Speaking of Tariffs...
11 May 2004
The President of the National Corn Growers Association has shot off a letter to Cargill complaining about the latters reported intention of importing Brazilian ethanol into the US via a new plant in El Salvador. @griculture Online explains the mechanics of the transformation, which would allow Cargill to convert the Brazilian ethanol into fuel grade ethanol and import it while avoiding the ethanol tariff.
El Salvador is one of the nations covered under the Caribbean Basin Initiative (CBI), which allows up to 7% of the previous years US fuel grade ethanol production to be exempt from import duties. Cargills decision, NCGA says, is a means to circumvent US tariffs on imported ethanol.
Since 1980, the US has imposed a $0.54 per gallon tariff on imported ethanol -- the only exception to that being ethanol from CBI nations. (For a good overview of Ethanol Fuel Incentives in the US, see this report, released January 2004 by the California Energy Commission.)
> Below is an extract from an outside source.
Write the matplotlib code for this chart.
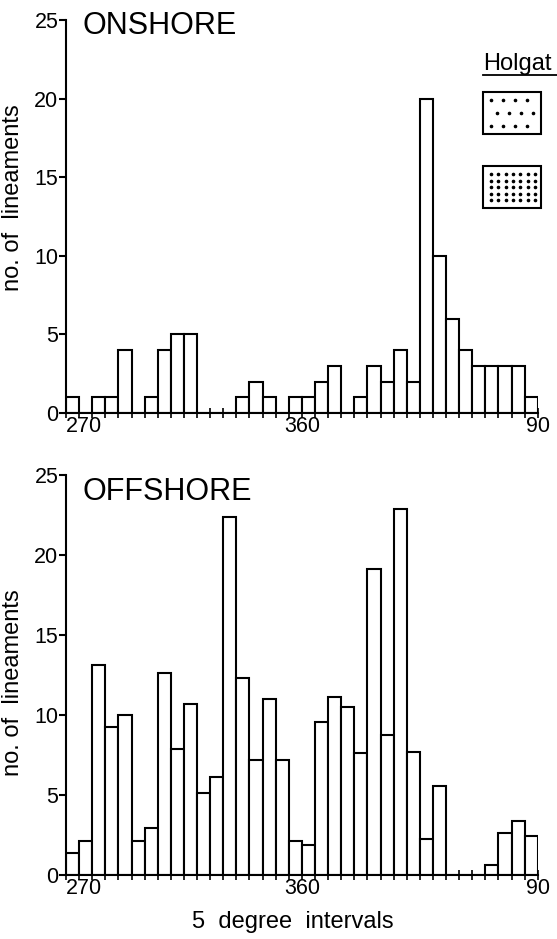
import matplotlib
matplotlib.use("Agg")
import matplotlib.pyplot as plt
import numpy as np
from matplotlib.patches import Rectangle
from matplotlib.lines import Line2D


# 5 degree bins from 270 through 360 to 90 (36 intervals)
BIN_STARTS = list(range(270, 360, 5)) + list(range(0, 90, 5))
TICK_LABELS = {0: "270", 18: "360", 36: "90"}

ONSHORE = [1, 0, 1, 1, 4, 0, 1, 4, 5, 5, 0, 0, 0, 1, 2, 1, 0, 1,
           1, 2, 3, 0, 1, 3, 2, 4, 2, 20, 10, 6, 4, 3, 3, 3, 3, 1]
OFFSHORE = [1.4, 2.15, 13.1, 9.25, 10.0, 2.15, 2.95, 12.6, 7.9, 10.7, 5.1, 6.1,
            22.4, 12.3, 7.2, 11.0, 7.2, 2.15, 1.85, 9.55, 11.15, 10.5, 7.6, 19.1,
            8.75, 22.9, 7.7, 2.25, 5.55, 0, 0, 0, 0.65, 2.65, 3.4, 2.45]

FONT = ["Liberation Sans", "DejaVu Sans"]
LW = 1.5
W, H = 557, 939


def draw_panel(ax, counts, title, title_y, ylabel_y, show_xlabel=False):
    x = np.arange(len(BIN_STARTS))
    ax.bar(x, counts, width=1.0, align="edge", color="white",
           edgecolor="black", linewidth=LW)
    ax.set_xlim(0, len(BIN_STARTS))
    ax.set_ylim(0, 25)

    for side in ("top", "right"):
        ax.spines[side].set_visible(False)
    for side in ("left", "bottom"):
        ax.spines[side].set_linewidth(LW)

    ax.set_yticks([0, 5, 10, 15, 20, 25])
    ax.set_yticklabels(["0", "5", "10", "15", "20", "25"], family=FONT, fontsize=15.5)
    ax.tick_params(axis="y", direction="out", length=5, width=LW, pad=0.5)

    ax.set_xticks(np.arange(len(BIN_STARTS) + 1))
    ax.set_xticklabels([TICK_LABELS.get(i, "") for i in range(len(BIN_STARTS) + 1)],
                       family=FONT, fontsize=15.5)
    ax.tick_params(axis="x", direction="inout", length=7, width=1.2, pad=-1)
    ax.get_xticklabels()[0].set_horizontalalignment("left")

    ax.set_ylabel("no. of  lineaments", family=FONT, fontsize=17)
    ax.yaxis.set_label_coords(-0.09, ylabel_y)

    ax.text(0.036, title_y, title, transform=ax.transAxes, family=FONT,
            fontsize=22, va="center", ha="left")

    if show_xlabel:
        ax.text(0.481, -0.1175, "5  degree  intervals", transform=ax.transAxes,
                family=FONT, fontsize=17, va="center", ha="center")


def dotted_box(fig, left, top, width, height, nx, ny, stagger):
    fig.add_artist(Rectangle((left / W, 1 - (top + height) / H), width / W, height / H,
                             transform=fig.transFigure, facecolor="white",
                             edgecolor="black", linewidth=LW))
    right_inset = 14 if stagger else 6
    xs = np.linspace(left + 8, left + width - right_inset, nx)
    ys = np.linspace(top + 8, top + height - 8, ny)
    gx, gy = np.meshgrid(xs, ys)
    if stagger:
        gx = gx + np.where(np.arange(ny)[:, None] % 2 == 1, (xs[1] - xs[0]) / 2, 0)
    fig.add_artist(Line2D(gx.ravel() / W, 1 - gy.ravel() / H, linestyle="none",
                          marker="o", markersize=1.6, color="black",
                          transform=fig.transFigure))


def main():
    fig = plt.figure(figsize=(W / 100, H / 100), dpi=100)
    ax_top = fig.add_axes([0.1185, 0.5602, 0.847, 0.4185])
    ax_bot = fig.add_axes([0.1185, 0.0682, 0.847, 0.4259])
    for ax in (ax_top, ax_bot):
        ax.set_facecolor("none")

    draw_panel(ax_top, ONSHORE, "ONSHORE", 0.985, 0.547)
    draw_panel(ax_bot, OFFSHORE, "OFFSHORE", 0.9575, 0.48, show_xlabel=True)

    # Holgat key in the upper right corner
    fig.text(483 / W, 1 - 64 / H, "Holgat", family=FONT, fontsize=17,
             va="center", ha="left")
    fig.add_artist(Line2D([483 / W, 1.0], [1 - 75 / H, 1 - 75 / H],
                          color="black", linewidth=1.3, transform=fig.transFigure))
    dotted_box(fig, 483, 92, 58, 42, 4, 3, stagger=True)
    dotted_box(fig, 483, 166, 58, 42, 7, 5, stagger=False)

    fig.savefig("out.png", dpi=100)


if __name__ == "__main__":
    main()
Another factor: Brazilian ethanol costs approximately $0.50 per gallon to produce. Corn-based production in the US costs at least twice that, if not more. Estimates of the cost of production vary based on method as well as basic model. The Cargill math is pretty clear.
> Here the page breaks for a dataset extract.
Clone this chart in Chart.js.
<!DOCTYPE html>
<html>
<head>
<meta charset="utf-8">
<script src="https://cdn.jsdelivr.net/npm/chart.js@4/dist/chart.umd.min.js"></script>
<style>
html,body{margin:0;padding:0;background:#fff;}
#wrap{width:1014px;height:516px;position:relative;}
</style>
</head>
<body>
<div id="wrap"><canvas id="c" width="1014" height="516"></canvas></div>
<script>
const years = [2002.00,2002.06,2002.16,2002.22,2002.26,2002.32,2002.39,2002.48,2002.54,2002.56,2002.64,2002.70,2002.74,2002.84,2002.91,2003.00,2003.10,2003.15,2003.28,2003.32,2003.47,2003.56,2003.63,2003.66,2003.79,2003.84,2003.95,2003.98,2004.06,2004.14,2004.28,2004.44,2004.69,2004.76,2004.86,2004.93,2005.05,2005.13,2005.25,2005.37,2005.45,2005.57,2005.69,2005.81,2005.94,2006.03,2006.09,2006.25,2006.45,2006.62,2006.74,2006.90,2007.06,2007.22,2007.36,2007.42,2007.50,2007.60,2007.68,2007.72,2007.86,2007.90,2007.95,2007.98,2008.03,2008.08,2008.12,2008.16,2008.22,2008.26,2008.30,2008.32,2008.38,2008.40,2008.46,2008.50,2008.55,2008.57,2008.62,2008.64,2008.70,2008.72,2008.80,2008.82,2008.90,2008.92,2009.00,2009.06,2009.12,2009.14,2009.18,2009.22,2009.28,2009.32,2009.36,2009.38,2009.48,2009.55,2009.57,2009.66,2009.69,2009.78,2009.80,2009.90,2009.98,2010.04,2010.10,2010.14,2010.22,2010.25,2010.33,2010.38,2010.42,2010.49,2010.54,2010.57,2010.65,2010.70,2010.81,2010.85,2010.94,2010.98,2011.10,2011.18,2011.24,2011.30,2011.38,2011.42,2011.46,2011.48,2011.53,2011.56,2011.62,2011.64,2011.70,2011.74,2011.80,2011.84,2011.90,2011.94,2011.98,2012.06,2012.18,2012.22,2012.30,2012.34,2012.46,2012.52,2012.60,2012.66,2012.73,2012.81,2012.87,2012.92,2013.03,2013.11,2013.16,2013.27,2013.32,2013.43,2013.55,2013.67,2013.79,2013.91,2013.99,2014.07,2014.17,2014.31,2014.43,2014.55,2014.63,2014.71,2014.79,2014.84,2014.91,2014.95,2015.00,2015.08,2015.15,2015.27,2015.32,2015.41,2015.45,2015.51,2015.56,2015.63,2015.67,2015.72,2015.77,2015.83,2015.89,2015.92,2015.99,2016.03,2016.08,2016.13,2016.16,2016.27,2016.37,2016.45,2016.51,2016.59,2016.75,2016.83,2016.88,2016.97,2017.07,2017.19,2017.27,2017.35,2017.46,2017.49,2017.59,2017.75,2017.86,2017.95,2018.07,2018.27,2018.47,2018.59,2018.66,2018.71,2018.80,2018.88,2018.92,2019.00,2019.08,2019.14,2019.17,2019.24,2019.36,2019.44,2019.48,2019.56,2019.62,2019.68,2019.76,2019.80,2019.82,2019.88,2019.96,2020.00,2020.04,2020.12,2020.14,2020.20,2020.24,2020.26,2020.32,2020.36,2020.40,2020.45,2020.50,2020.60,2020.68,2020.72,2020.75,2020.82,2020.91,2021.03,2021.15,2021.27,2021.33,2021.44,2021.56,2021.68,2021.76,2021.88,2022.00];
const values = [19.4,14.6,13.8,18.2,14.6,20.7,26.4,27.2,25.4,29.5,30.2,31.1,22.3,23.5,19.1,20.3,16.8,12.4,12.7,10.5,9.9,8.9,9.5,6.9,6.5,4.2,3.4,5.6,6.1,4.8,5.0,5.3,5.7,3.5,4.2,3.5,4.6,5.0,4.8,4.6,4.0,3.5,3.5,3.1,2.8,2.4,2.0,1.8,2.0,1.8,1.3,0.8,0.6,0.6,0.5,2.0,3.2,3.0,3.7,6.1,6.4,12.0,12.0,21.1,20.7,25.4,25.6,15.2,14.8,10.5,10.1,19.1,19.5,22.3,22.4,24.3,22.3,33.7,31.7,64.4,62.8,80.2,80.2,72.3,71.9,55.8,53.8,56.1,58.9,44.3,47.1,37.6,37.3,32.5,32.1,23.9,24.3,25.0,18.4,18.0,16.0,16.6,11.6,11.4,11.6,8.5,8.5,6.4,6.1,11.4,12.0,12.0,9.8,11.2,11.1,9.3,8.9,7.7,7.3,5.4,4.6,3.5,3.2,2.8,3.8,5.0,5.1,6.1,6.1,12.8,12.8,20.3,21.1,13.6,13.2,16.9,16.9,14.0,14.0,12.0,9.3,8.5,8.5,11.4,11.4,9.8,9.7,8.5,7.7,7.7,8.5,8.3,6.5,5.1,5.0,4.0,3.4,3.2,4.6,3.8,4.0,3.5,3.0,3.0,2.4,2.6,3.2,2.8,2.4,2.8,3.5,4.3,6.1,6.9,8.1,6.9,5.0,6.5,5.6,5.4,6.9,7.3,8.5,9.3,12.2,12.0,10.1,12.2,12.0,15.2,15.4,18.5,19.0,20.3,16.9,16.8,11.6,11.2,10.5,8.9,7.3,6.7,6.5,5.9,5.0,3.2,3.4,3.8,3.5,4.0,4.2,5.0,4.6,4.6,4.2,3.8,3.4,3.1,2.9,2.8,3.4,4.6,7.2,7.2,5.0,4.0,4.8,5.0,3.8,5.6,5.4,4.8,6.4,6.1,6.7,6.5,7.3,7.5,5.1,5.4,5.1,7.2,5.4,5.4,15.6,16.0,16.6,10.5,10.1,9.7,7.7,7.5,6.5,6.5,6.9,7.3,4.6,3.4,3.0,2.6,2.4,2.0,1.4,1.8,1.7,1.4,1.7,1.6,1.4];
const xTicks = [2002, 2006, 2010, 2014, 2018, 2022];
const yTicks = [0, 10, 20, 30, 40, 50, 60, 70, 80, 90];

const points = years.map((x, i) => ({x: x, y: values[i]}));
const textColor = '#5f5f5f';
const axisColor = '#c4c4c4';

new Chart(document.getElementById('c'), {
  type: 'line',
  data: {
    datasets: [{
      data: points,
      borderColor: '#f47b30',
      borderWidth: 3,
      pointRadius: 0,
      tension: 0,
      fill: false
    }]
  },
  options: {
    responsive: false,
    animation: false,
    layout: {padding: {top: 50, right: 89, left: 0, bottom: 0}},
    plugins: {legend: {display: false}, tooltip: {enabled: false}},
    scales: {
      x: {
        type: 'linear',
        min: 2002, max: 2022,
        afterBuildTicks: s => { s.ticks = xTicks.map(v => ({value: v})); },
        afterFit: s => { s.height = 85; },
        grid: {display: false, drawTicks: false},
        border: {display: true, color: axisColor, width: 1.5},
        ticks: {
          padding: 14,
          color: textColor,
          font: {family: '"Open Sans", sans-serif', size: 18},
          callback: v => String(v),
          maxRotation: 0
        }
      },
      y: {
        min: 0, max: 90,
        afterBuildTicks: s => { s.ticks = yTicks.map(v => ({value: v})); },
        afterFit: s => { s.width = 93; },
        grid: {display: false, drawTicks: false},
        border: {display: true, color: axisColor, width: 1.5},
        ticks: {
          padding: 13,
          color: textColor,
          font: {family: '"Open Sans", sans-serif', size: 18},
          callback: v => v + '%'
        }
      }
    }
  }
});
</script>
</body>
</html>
Proponents of biotech-driven bioethanol production say the dynamics of that will change over time, bringing the production cost of from biomass down to the level of gasoline. If the price of oil keeps rising, that target will be increasingly easy to meet. One thing that has not changed as of yet -- ethanol, with its hefty tax break, continues to be a lightening rod for political wrangling.
some links are broken in this article. I need info on exporting flex-fuel cars from brazil to costa rica...can u help?